**RECORDS FOR THE EXERCISE**

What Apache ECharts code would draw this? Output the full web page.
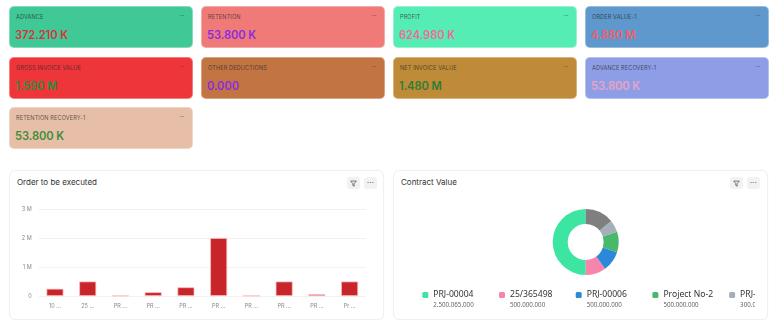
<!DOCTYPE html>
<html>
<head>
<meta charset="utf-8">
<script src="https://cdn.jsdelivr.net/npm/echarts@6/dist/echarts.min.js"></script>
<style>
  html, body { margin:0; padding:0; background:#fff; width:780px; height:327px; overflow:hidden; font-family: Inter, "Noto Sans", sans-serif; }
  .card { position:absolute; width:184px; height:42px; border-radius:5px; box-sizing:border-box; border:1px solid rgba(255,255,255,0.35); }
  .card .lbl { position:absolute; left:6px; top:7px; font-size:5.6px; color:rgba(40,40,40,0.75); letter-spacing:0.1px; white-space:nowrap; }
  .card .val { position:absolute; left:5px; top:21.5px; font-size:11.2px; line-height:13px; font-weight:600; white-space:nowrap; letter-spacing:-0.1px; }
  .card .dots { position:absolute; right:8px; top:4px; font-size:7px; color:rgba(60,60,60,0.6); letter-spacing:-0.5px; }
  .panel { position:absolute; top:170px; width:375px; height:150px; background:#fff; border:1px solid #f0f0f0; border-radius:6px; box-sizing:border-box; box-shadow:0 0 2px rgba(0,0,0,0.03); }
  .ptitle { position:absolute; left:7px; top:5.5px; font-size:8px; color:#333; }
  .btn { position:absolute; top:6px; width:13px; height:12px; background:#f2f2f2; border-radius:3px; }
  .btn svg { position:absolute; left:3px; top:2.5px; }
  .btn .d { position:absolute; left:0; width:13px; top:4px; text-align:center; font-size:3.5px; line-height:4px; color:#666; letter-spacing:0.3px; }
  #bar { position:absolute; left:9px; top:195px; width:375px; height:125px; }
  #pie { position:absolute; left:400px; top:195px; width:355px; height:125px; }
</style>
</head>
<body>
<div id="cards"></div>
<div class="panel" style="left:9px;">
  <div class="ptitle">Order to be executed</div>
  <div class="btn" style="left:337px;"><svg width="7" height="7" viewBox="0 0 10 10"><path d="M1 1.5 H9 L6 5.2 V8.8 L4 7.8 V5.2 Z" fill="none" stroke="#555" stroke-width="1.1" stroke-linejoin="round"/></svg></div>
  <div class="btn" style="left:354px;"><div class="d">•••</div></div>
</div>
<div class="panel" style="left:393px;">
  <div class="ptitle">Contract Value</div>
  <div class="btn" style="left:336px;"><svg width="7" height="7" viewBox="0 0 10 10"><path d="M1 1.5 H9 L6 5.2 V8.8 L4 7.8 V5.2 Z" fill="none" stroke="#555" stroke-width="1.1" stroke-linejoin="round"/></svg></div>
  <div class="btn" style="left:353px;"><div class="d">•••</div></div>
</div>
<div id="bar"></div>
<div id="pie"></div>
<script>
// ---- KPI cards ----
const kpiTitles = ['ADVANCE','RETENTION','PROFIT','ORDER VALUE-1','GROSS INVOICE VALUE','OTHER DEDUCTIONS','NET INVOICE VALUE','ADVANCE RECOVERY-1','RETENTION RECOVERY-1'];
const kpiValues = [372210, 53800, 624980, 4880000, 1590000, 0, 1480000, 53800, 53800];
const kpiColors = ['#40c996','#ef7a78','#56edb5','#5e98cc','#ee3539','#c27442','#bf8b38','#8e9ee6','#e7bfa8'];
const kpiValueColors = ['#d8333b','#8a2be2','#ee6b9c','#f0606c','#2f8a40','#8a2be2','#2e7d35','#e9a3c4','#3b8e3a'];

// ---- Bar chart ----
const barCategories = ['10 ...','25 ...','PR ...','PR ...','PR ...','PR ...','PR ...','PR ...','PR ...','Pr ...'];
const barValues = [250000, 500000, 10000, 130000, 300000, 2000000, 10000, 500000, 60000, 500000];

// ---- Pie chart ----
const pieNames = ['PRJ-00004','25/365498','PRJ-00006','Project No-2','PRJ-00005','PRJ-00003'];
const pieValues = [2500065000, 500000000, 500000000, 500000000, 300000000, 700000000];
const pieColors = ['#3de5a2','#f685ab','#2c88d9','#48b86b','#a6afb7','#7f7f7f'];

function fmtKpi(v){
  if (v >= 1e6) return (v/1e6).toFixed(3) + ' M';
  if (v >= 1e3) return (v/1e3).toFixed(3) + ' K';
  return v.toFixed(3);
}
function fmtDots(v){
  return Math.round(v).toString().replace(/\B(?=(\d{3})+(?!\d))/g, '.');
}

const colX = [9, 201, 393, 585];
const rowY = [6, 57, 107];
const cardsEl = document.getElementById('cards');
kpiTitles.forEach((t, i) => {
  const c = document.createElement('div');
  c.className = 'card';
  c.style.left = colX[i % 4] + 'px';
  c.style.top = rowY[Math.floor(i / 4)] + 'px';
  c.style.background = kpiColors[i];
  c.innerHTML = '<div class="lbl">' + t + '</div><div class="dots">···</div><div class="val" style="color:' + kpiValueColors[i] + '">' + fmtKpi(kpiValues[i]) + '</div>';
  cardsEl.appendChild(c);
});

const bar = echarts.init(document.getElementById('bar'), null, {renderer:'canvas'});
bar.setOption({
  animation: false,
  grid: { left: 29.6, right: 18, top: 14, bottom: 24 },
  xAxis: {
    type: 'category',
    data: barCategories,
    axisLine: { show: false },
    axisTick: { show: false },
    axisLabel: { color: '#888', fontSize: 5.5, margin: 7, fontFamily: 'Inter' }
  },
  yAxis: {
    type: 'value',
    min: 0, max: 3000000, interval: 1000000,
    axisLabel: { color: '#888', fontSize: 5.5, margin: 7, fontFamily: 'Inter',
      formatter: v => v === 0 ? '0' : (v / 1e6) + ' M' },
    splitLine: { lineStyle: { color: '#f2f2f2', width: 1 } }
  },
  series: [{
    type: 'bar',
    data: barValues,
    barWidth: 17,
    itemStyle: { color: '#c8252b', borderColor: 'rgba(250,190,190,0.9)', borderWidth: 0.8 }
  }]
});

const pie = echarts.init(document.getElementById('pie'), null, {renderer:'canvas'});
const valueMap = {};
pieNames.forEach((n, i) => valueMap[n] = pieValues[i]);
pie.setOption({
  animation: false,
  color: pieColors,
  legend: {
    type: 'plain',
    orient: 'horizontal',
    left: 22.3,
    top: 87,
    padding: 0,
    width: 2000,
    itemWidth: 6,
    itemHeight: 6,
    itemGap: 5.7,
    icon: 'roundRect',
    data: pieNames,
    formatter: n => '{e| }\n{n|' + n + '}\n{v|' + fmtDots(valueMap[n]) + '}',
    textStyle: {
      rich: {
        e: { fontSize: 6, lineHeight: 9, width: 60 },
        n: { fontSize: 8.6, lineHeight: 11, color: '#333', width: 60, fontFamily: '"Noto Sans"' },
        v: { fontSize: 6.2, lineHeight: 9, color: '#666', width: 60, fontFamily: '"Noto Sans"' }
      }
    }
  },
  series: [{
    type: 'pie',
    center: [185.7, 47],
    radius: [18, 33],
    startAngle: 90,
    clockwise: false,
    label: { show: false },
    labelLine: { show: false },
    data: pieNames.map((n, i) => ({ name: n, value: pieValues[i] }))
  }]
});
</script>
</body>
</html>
* * *
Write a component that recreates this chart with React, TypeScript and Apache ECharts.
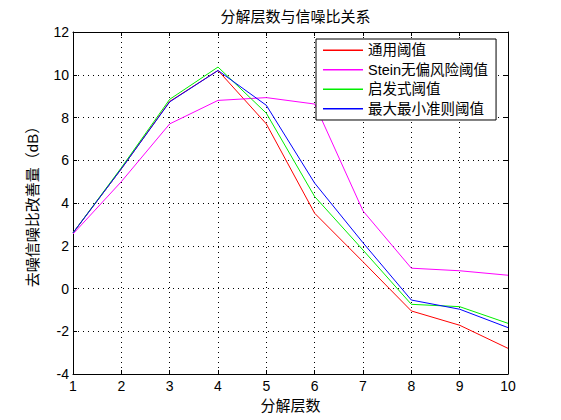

**TASK INSTRUCTIONS**
From the data above, copy each line that has the string "Apache".

**FINAL RESULT**
What Apache ECharts code would draw this? Output the full web page.
Write a component that recreates this chart with React, TypeScript and Apache ECharts.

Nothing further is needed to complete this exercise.